What is being asked:
Only a number is expected: how many lines in the data below contain the word "matplotlib".
=== Given data ===
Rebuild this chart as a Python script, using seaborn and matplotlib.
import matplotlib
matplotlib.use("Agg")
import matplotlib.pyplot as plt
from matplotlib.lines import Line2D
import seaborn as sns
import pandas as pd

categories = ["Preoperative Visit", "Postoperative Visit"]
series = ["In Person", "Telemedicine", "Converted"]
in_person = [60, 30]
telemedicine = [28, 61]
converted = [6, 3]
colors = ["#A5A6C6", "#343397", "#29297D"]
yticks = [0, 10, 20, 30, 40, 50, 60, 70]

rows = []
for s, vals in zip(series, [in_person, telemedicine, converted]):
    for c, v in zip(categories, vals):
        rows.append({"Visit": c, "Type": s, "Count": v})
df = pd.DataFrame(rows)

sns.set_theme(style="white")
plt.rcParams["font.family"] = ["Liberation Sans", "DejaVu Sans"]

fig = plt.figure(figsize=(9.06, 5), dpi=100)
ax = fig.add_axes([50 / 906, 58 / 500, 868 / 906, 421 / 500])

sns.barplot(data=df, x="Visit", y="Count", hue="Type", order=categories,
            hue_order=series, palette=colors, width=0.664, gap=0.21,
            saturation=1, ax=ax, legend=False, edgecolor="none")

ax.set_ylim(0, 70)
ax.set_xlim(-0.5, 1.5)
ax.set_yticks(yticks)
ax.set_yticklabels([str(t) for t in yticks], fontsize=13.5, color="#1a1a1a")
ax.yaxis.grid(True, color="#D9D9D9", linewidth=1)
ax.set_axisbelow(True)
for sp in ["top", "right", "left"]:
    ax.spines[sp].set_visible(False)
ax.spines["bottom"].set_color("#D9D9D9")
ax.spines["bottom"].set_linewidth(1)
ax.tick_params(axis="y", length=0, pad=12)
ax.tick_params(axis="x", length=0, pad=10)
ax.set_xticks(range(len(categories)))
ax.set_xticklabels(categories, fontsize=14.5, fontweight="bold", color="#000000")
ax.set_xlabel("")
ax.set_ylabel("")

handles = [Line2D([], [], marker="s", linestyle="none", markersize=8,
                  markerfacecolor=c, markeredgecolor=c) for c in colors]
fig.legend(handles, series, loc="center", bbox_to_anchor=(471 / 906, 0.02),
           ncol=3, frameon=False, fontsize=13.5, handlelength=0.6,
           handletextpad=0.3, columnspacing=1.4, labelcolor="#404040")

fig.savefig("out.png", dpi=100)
===
=== Given data ===
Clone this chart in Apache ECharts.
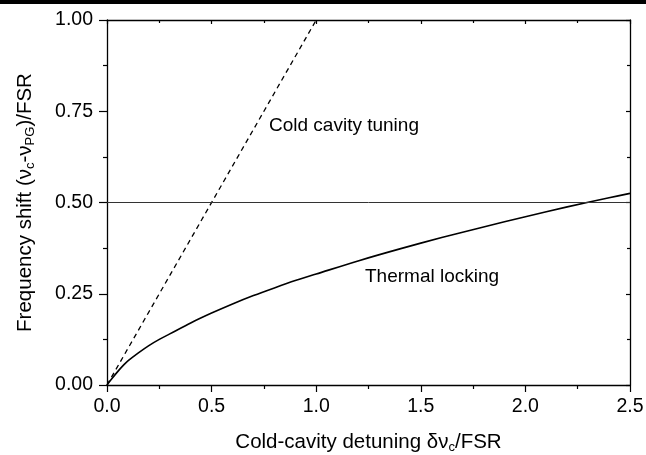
===
=== Given data ===
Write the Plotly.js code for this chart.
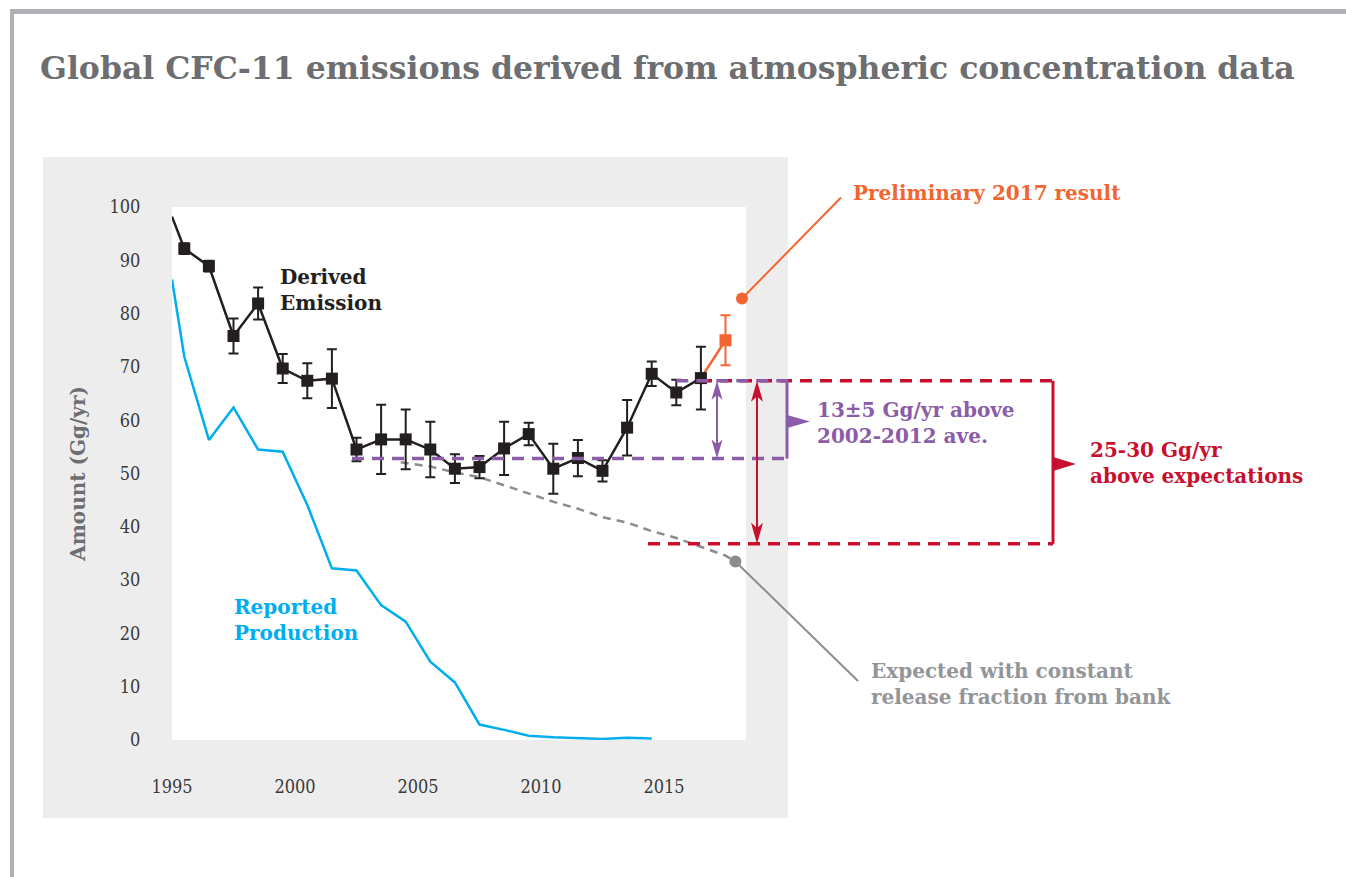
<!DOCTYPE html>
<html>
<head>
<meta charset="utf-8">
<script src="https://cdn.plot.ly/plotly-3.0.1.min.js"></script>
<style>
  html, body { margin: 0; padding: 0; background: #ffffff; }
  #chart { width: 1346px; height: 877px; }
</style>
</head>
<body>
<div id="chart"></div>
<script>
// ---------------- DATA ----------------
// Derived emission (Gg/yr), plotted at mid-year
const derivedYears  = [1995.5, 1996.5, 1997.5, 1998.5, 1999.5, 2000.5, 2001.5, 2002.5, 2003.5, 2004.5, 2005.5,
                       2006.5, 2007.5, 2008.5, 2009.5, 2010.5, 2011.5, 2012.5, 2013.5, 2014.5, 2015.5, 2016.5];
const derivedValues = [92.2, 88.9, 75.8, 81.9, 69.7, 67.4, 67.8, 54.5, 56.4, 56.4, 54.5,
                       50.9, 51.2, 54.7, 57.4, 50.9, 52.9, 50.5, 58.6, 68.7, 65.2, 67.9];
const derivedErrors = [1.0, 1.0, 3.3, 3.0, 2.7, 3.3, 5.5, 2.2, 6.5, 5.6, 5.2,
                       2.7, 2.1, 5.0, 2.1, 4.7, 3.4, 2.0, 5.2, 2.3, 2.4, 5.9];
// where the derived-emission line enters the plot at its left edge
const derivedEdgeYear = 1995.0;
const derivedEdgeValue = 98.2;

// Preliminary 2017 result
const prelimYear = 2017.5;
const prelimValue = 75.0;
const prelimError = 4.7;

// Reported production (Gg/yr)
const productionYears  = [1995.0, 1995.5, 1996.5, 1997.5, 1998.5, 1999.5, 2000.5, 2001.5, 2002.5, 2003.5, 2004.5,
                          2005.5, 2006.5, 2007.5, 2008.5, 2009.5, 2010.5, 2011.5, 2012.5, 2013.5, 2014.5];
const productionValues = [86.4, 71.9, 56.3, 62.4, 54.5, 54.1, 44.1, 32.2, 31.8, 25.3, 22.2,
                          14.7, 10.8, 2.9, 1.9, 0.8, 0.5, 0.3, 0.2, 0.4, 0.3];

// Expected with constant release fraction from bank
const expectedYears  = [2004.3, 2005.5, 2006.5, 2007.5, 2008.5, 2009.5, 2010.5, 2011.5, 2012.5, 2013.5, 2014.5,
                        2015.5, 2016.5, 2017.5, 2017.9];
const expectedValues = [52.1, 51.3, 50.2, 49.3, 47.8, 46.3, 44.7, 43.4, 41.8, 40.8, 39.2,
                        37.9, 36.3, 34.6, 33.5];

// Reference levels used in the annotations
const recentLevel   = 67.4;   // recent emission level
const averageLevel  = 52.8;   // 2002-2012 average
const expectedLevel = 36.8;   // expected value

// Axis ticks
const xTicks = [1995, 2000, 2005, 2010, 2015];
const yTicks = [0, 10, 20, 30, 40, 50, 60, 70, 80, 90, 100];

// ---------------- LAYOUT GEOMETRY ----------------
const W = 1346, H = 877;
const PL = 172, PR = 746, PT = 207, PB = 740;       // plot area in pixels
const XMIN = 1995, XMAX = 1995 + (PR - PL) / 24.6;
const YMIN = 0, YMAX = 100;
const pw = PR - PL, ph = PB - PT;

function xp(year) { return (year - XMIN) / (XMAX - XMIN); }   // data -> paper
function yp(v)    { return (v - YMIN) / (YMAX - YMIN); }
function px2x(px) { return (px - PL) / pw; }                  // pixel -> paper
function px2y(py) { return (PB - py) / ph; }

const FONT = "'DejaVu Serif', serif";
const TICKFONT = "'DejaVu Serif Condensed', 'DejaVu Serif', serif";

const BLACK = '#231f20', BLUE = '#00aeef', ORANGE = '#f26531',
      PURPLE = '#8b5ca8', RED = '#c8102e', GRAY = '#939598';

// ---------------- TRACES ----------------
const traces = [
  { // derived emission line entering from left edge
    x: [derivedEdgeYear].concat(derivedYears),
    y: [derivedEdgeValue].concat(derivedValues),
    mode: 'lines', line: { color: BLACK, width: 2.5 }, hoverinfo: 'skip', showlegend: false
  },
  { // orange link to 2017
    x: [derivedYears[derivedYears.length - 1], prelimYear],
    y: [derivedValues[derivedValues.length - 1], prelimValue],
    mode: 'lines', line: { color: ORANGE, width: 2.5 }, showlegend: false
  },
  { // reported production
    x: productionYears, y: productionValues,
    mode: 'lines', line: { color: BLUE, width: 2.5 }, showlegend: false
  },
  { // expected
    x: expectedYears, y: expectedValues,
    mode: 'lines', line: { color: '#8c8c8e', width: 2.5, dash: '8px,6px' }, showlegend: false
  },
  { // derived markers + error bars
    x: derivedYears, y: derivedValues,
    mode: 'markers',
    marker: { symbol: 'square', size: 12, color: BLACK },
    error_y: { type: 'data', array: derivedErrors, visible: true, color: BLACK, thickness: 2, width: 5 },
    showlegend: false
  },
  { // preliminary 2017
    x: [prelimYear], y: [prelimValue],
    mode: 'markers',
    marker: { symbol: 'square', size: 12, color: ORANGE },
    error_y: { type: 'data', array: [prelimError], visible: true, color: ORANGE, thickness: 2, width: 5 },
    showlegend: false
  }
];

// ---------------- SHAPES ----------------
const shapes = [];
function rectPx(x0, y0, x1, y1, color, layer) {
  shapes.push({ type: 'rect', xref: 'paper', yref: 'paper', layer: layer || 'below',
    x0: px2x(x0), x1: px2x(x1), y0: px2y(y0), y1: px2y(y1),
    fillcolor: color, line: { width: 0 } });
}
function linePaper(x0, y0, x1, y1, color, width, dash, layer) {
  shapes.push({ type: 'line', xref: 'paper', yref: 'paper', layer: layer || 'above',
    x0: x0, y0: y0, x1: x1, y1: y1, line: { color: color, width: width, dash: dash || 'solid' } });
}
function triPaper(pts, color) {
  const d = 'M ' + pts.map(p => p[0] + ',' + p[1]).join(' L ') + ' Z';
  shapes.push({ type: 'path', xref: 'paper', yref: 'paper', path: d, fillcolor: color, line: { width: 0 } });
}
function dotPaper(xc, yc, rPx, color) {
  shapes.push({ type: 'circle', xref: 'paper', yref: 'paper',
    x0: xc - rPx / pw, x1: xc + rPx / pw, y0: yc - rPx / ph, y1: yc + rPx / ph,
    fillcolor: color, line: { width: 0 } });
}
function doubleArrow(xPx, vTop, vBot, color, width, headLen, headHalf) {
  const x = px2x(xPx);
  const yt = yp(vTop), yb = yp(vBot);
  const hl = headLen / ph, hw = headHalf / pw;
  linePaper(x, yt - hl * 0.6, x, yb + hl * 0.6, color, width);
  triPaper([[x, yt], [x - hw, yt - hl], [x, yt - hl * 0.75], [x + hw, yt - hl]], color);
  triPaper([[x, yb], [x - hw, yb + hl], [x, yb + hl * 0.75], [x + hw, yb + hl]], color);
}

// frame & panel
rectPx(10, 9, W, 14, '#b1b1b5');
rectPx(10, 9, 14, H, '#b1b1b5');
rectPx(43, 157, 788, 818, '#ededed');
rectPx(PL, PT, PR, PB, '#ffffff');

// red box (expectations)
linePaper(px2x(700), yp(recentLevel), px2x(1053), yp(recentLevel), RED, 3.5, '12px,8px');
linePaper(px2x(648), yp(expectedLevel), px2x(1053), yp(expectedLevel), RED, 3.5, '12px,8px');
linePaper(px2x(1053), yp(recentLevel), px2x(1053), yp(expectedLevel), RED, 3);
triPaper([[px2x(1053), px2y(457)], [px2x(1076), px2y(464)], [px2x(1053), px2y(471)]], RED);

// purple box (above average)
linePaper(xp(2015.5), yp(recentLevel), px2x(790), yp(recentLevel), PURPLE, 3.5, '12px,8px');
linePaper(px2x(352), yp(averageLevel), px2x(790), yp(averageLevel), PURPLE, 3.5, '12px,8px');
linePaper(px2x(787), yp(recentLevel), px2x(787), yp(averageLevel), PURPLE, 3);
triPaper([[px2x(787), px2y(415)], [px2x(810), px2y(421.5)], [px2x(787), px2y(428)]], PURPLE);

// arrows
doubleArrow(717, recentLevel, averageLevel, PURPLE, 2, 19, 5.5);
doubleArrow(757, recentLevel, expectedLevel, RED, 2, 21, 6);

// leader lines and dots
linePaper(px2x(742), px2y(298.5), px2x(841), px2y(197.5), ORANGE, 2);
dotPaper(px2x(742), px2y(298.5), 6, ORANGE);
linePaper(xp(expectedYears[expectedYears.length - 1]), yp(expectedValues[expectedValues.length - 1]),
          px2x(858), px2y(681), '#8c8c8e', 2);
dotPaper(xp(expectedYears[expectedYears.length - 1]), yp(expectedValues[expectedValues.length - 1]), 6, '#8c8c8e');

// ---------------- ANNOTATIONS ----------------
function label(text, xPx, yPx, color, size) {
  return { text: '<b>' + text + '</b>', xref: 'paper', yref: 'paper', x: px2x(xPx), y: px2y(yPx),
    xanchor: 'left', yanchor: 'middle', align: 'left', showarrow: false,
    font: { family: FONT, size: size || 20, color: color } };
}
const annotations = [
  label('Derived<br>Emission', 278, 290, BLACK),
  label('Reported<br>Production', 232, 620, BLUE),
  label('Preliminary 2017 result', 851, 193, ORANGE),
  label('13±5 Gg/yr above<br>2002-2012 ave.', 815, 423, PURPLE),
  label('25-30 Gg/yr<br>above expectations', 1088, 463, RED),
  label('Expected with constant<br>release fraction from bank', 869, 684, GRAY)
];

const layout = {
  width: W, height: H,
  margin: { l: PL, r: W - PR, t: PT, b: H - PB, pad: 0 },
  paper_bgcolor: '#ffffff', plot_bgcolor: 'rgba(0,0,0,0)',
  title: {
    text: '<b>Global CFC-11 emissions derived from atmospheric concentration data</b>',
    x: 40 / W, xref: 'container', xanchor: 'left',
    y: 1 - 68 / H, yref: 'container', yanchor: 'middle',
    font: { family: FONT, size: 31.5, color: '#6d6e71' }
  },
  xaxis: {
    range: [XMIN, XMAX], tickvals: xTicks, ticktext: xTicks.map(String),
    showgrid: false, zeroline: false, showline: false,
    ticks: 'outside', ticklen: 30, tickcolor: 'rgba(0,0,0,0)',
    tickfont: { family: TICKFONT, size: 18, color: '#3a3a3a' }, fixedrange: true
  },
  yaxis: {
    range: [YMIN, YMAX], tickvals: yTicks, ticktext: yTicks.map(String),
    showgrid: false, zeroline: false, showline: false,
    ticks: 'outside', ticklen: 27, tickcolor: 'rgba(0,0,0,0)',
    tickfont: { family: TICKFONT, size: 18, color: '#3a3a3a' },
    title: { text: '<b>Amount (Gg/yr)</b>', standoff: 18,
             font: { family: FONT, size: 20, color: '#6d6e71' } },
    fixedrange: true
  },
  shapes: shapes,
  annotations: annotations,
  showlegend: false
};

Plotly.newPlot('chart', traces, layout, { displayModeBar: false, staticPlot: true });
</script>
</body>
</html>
===
Solved exercise:
5